Due to the fact that all considered functions are random variables the convergence of the tortuosity in this conjecture should be almost sure convergence. Finding optimal bounds for the constants \(c\), \(d\) and \(C\) is another problem to consider. Also, the connection between \(d\) and the dimension (topological or Hausdorf) of the Heisenberg group is not clear.

We will say that a broken line with vertices \(A=p_{i_1},p_{i_2}, \ldots , p_{i_k}=B\) is \(\varepsilon \)-close to a geodesic \(\gamma (t)\), \(t\in [t_0,t_1]\), connecting \(A\) and \(B\) if there is a cylindrical neighbourhood of \(\gamma (t)\)

\[ Cyl_{\varepsilon } =\bigcup \limits _{t\in [t_0,t_1]} \{\gamma (t) + v | \forall v\in \mathbb {R}^3, ~ |v|\leq \varepsilon \}, \]

containing all vertices \(p_i\) and all edges \([p_{i_j}, p_{i_j+1}]\) of the broken line.

Finally, we can formulate the approximation conjecture:

Approximation Conjecture. Consider a cubic domain \(\Omega \subset \mathcal {H}\) with the sub-Riemannian distance \(\mathbf {d}_{\mathrm {sR}}\), the orresponding spatial graph \(\Gamma _r\) with \(N\) uniformly distributed vertices \(D\) and the discrete sub-Riemannian distance \(\mathbf {d}_{\mathrm {dsR}}\). Fix two points \(A=O\in D\) and arbitrary \(B\in D\) and a sub-Riemannian geodesic \(\gamma (t)\) connecting \(A=\gamma (t_0)\) and \(B=\gamma (t_1)\). For any \(\epsilon \) there is number \(N\) of vertices and a parameter \(r\) satisfying (12) such that there is a shortest path \(A=p_{i_1},p_{i_2}, \ldots , p_{i_k}=B\) in the graph \(\Gamma _r\) which is \(\varepsilon \)-close to \(\gamma (t)\).

Note that if the point \(B\) lies on the \(Oz\) axis then there is no uniqueness of the sub-Riemannian geodesic connecting \(A=O\) and \(B\), it is defined up to rotation as it was mentioned earlier. In this case in the approximate conjecture one should choose an appropriate geodesic. It seems to be clear how to prove that in a cylindric neighbourhood of the fixed geodesic there is a broken line with vertices and edges from \(\Gamma _r\). But how to prove that this broken line will be globally shortest path in \(\Gamma _r\)?

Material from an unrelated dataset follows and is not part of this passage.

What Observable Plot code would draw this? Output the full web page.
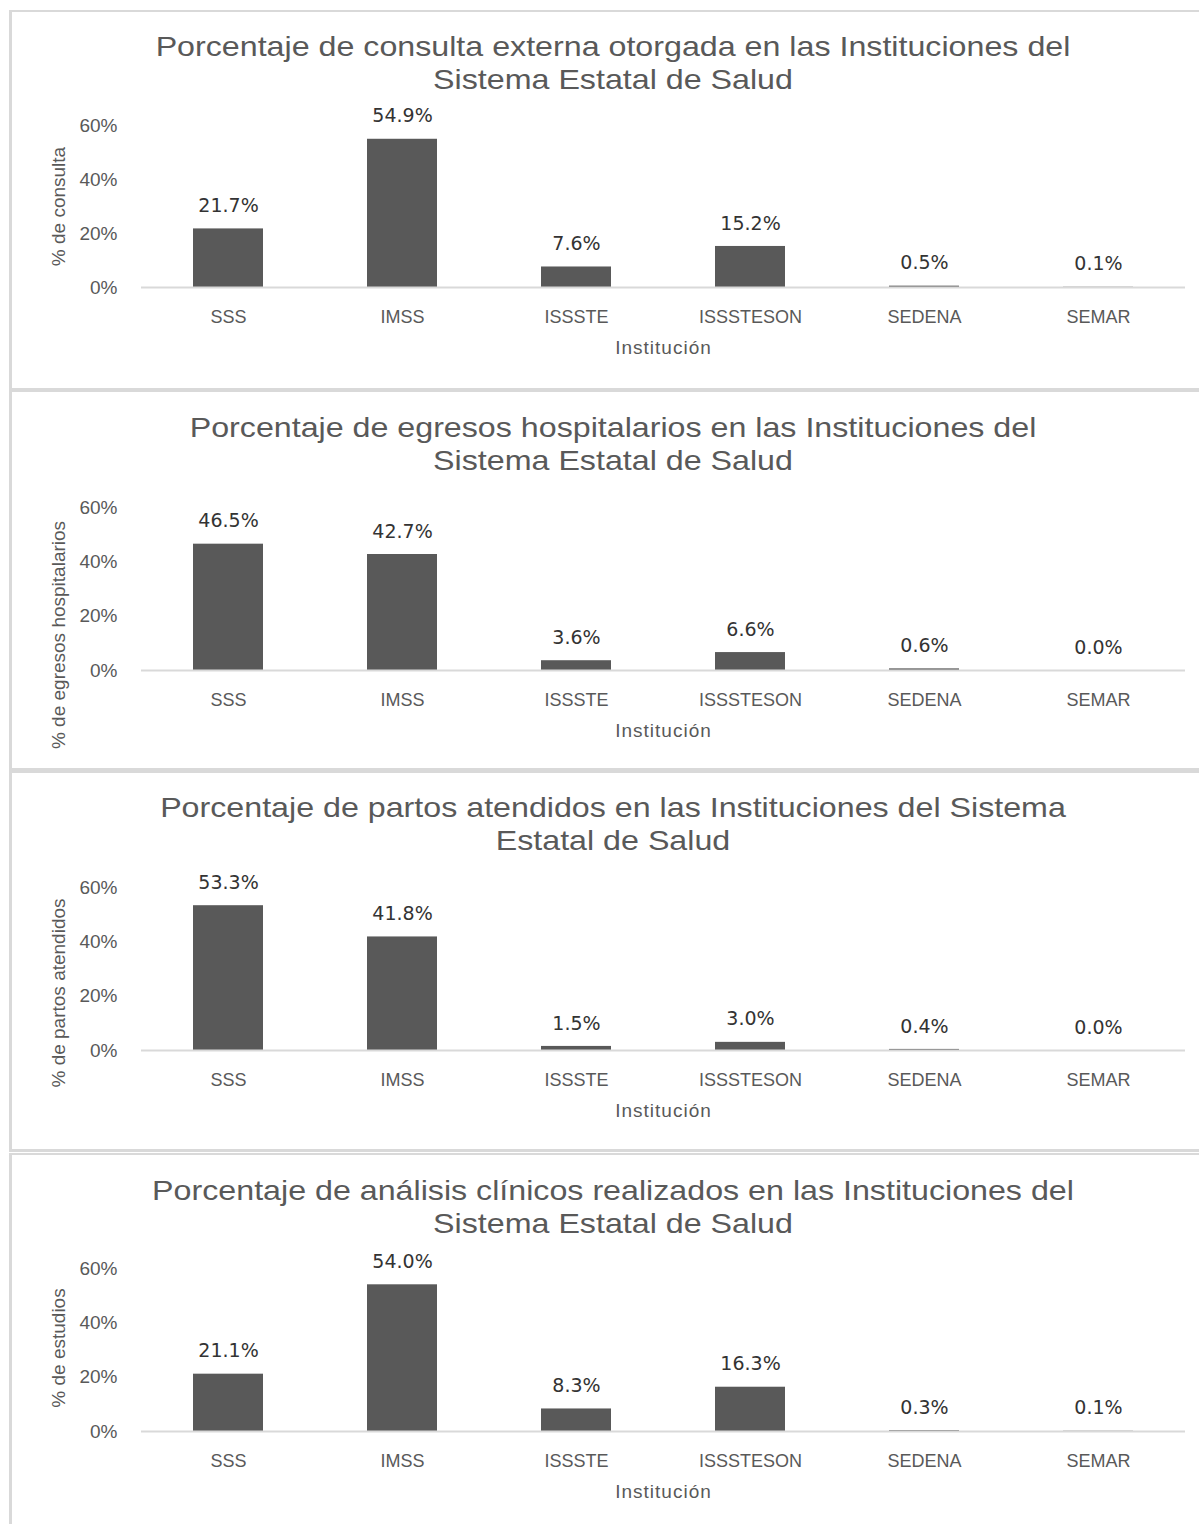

Here we presented a discrete model \(\Gamma _r\) of the Heisenberg group \(\mathcal {H}\) as a spatial graph with weighted edges. The weight of the edge is defined by the local sub-Riemannian distance \(\mathbf {d}_{lsR}\), generated by the non-integrable Heisenberg distribution ( 1 ). The discrete sub-Riemannian distance \(\mathbf {d}_{dsR}\) is the length of a shortest path in \(\Gamma _r\). Numerical experiments give a motivation to formulate an approximation conjecture stating that shortest paths in the graph \(\Gamma _r\) will be sufficiently close to the geodesics in \(\mathcal {H}\) if the number of vertices \(N\) is large enough and the parameter \(r\) is appropriately small.

The constructed model can be considered as a ‘triangulation of the sub-Riemannian Heisenberg group', but without triangles. The triangulation of a smooth two-dimensional surface embedded in \(\mathbb {R}^3\) is a collection of vertices, edges and triangles. In the non-integrable case there is no surface, so there should be no triangles. It is natural to choose a spatial graph \(\Gamma _r\), consisting only of vertices and edges, as a model for non-integrable geometry.

We believe that the presented construction will be interesting both for specialists in discrete geometry and in sub-Riemannian geometry. The presented model can be useful for simulations of various processes in anisotropic medias, such as heat propagation, diffusion in anisotropic porous materials, deformations of layered solids, etc.